Ok, so we’re about to get into the weeds a little bit on this one. But for folks looking to get hearing aids, this is pretty important. A question I’ve received from time to time is “Why aren’t hearing aids like glasses? Can’t you just set me to 20/20?” This is a super fair question. Here is my answer.
Hearing Aid Fitting Formulas
For as long as I’ve been in the industry, even longer, there have been something called Hearing Aid Fitting Formulas. The idea behind these formulas is to prescribe an appropriate amount of power at each frequency depending on the amount of hearing loss. As time has passed, they have also tried to predict how sensitive each person would be and prescribe the amount of gain limiting or compression within the formula so that loud sounds would not become too loud. There are currently 3-5 formulas that are widely used in the industry. Making things even more complicated, many hearing aid manufacturers have created their own proprietary formulas, which can be significantly different from all other.

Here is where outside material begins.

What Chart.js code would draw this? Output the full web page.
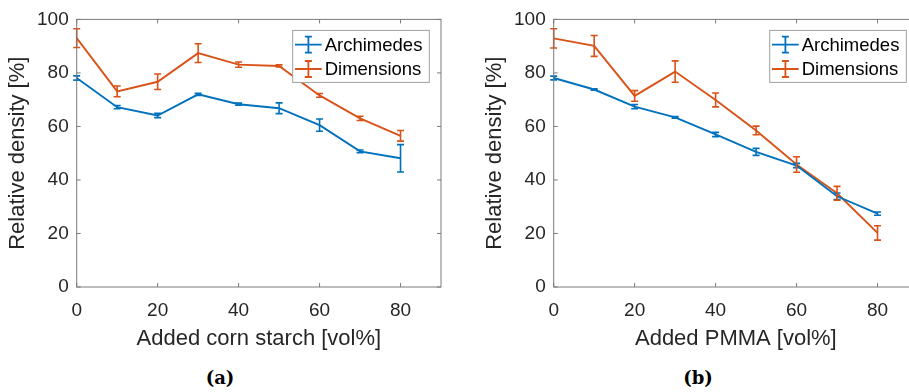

Which Fitting Formula Should I Use?
So what to do? Which formula is the most correct? In my experience, the answer is none of them. For starters, formulas are designed to be either for maximum audibility (best hearing and understanding) or maximum comfort (less amplification, leading to less ability to understand, but initially more comfortable). Let’s look at each option critically.
This would seem to make the most sense. Set the aids to where patients hear everything the best they can, and let the magic happen. Here’s the issue. We have to remember that the average patient waits 5-10 years to get hearing aids after they need them. Because of this, they are used to a world that is much quieter than reality. Most sounds are simply too sharp, or too loud when they again begin hearing them “normally.” While the usual and customary response from providers is “you’ll need to get used to it,” in my experience, it’s more likely that the patient will return the hearing aids or simply stop wearing them long before they have had a chance to acclimate to the new level of sound.
This is an interesting approach. On one hand, the patient is generally more comfortable with the hearing aids, as the sound is perceived as “more normal or natural.” Generally speaking the patient will be happy leaving the office. The issue here is that while acceptance rates are initially higher, long term satisfaction is sacrificed as the patient will quickly begin to notice deficiencies in their ability to hear and understand.
Fitting formulas are great tools to get a patient to a good starting point, or in other words “in the ballpark.” In the hands of a professional with experience, they will help patients successfully begin a journey toward better hearing. Just understand that the fitting is only the first step in the journey. Successful patients will receive regular follow up care on their way to maximizing their ability to understand. Even after they have received maximum benefit, regular maintenance will be essential to maintaining this optimal level of hearing.